On the NTU-RGB+D60 dataset, we compared the proposed method with the baseline model on each category adopting X-Sub, and the results are shown in Fig. 12. As can be seen, the proposed method outperforms the baseline in most cases and even improves the accuracy by more than 5% on categories 9, 10, 11, 12, 15, 29, 30, 32, and 52. It is owing to the better feature extraction ability of our proposed method for local subtle movement in human action. More useful information in the temporal feature extraction process can be retained owing to the usage of the multiscale temporal convolutional network which extracts features of time-domain information at different scales, and cascades and fuses the time-domain features at different scales.

Fig. 12

Accuracy comparison between the proposed method and 2s-AGCN based on X-Sub evaluation. The horizontal coordinate is the serial number of the action category, and the vertical coordinate is the recognition accuracy. The specific action names are referred to the official website of the public dataset NTU-RGB+D.

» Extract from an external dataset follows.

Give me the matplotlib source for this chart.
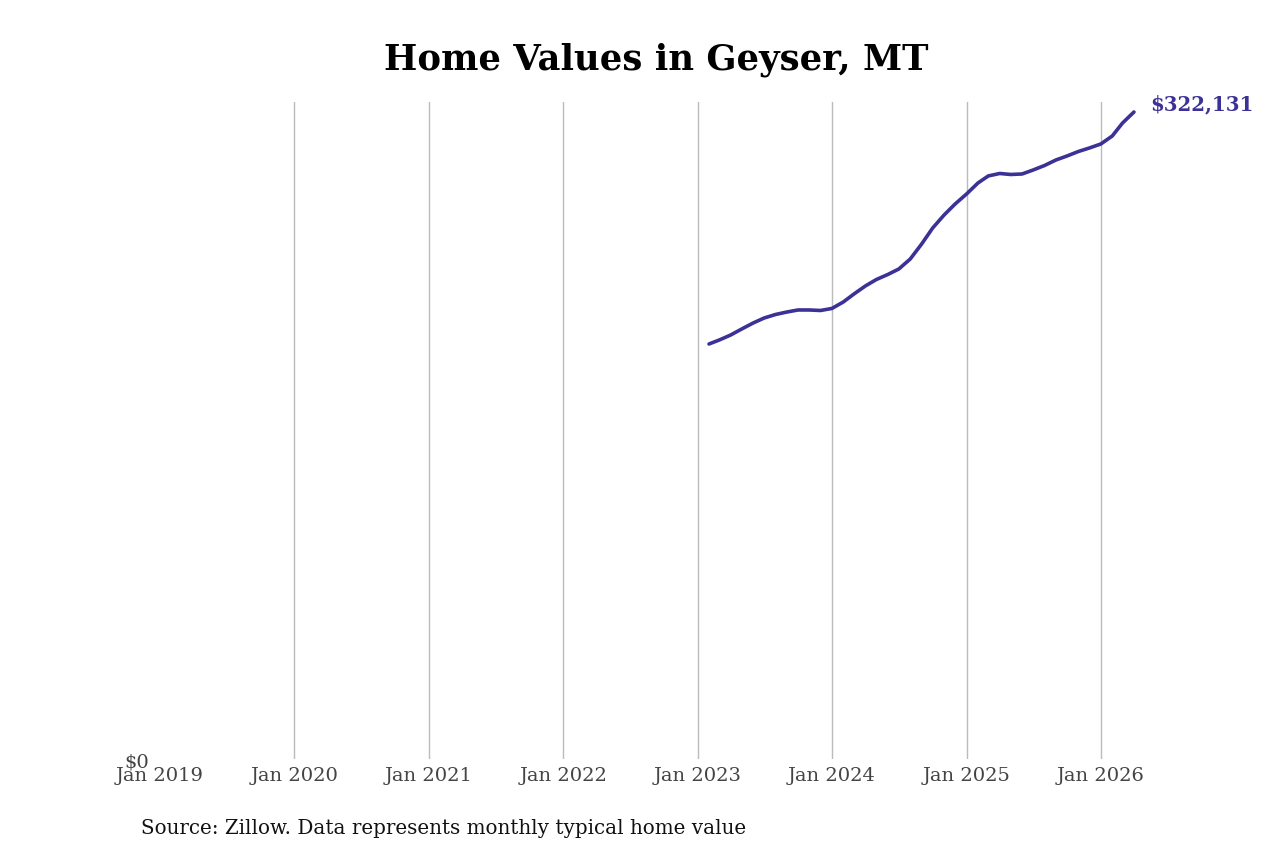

Compared with the latest models of STA-GCN and MS-G3D, the recognition accuracy of our method is slightly lower, but our method has shown superior results in the vast majority of similar actions, as shown in Fig. 13. For the similar actions, such as clapping, reading, writing, tearing up paper, putting on a shoe, and taking off a shoe, they differ by small changes in arm movements, thus creating challenges for skeleton-based action recognition. For these similar actions, the accuracy of our method has improved 7.2% compared with that of the baseline model, 3.5% compared with that of the MS-G3D, and 4% compared with that of the STA-GCN on the NTU-RGB+D60 dataset X-Sub. This demonstrates that our method significantly increases the recognition of similar actions by increasing the temporal feature extraction capability and the importance of important nodes.

Fig. 13

Comparison of the performance on similar classes.